The Court additionally notes that there was a more extensive discussion of LMSW Meyer's treatment notes elsewhere in the ALJ's opinion. (R. 25-27.) This discussion provides further articulation of how the treatment notes and reporting from plaintiff contradict the opinion of LMSW Meyer. The ALJ noted records indicating attendance at craft “shows weekend after weekend” and the amount of money that the plaintiff had made from her business. (R.26.) This is noted by the ALJ to be in contradiction of plaintiff's assertion that she did very little with the business and indicates a higher level of functioning then reported. (R. 26.)

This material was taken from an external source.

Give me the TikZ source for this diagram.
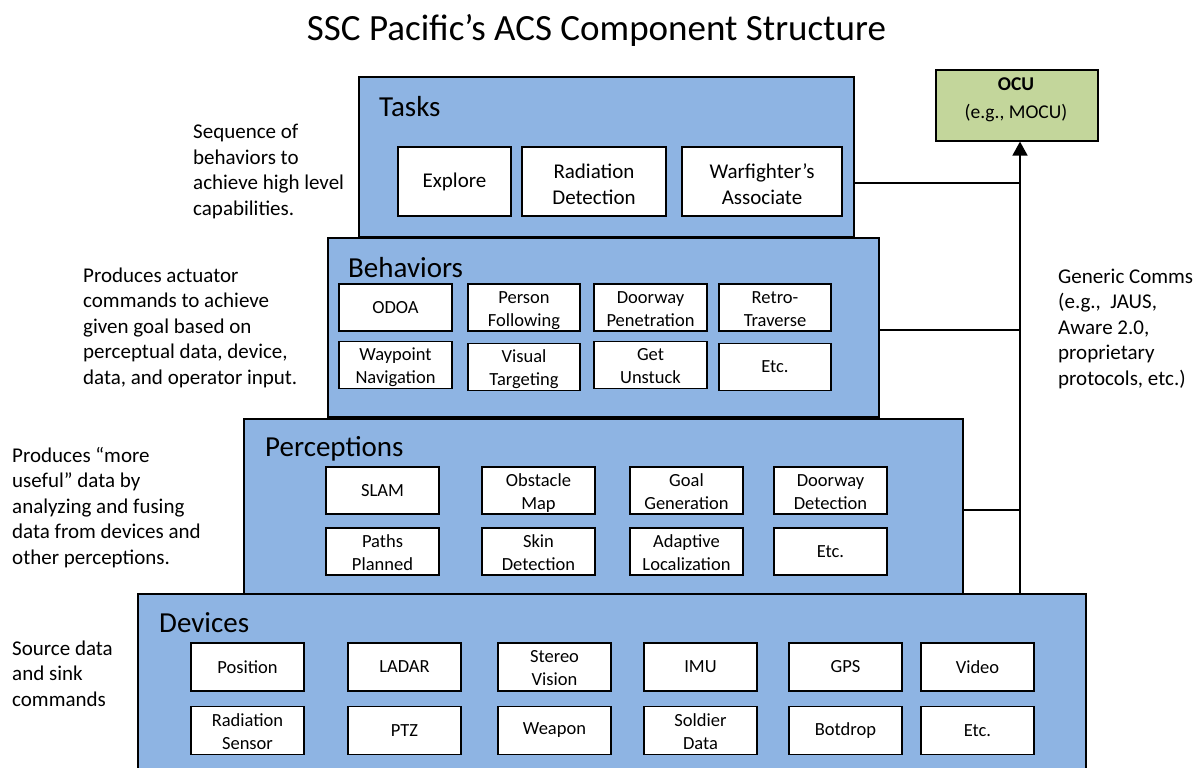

Plaintiff's brief goes on to identify evidence in the record and treatment notes that comport with the opinion of LMSW Meyer and that indicate an inability to work. (Dkt. #16-1 at 67.) To the extent that this is an attempt by plaintiff to show that there is substantial evidence to support LMSW Meyer's limitations, the argument is not persuasive. A reviewing court does not “decide the facts anew, nor [] reweigh the facts, nor [] substitute its judgment for the judgment of the ALJ. Rather, the decision of the ALJ must be affirmed if it is based upon substantial evidence even if the evidence would also support a decision for the plaintiff.” Bellamy v. Apfel, 110 F.Supp.2d 81, 87 (D. Conn. 2000). “Indeed, [t]he fact that [plaintiff] does not agree with [the ALJ's] findings, does not show that the ALJ failed to comply with the applicable standards.” Gina C. v. Comm'r of Soc. Sec. Admin., No. 3:21CV00423(SALM), 2022 WL 167922, at *10 (D. Conn. Jan. 18, 2022). Here, there very well may be substantial evidence in the record to support plaintiff's position, but there is nevertheless substantial evidence to support the ALJ's decision.
CONCLUSION
For the foregoing reasons, plaintiff's motion to remand is DENIED and the Commissioner's motion to affirm is GRANTED.
This is not a recommended ruling. The consent of the parties allows this magistrate judge to direct the entry of a judgment of the district court in accordance with the Federal Rules of Civil Procedure. Appeals can be made directly to the appropriate United States Court of Appeals from this judgment. See 28 U.S.C. § 636(c)(3).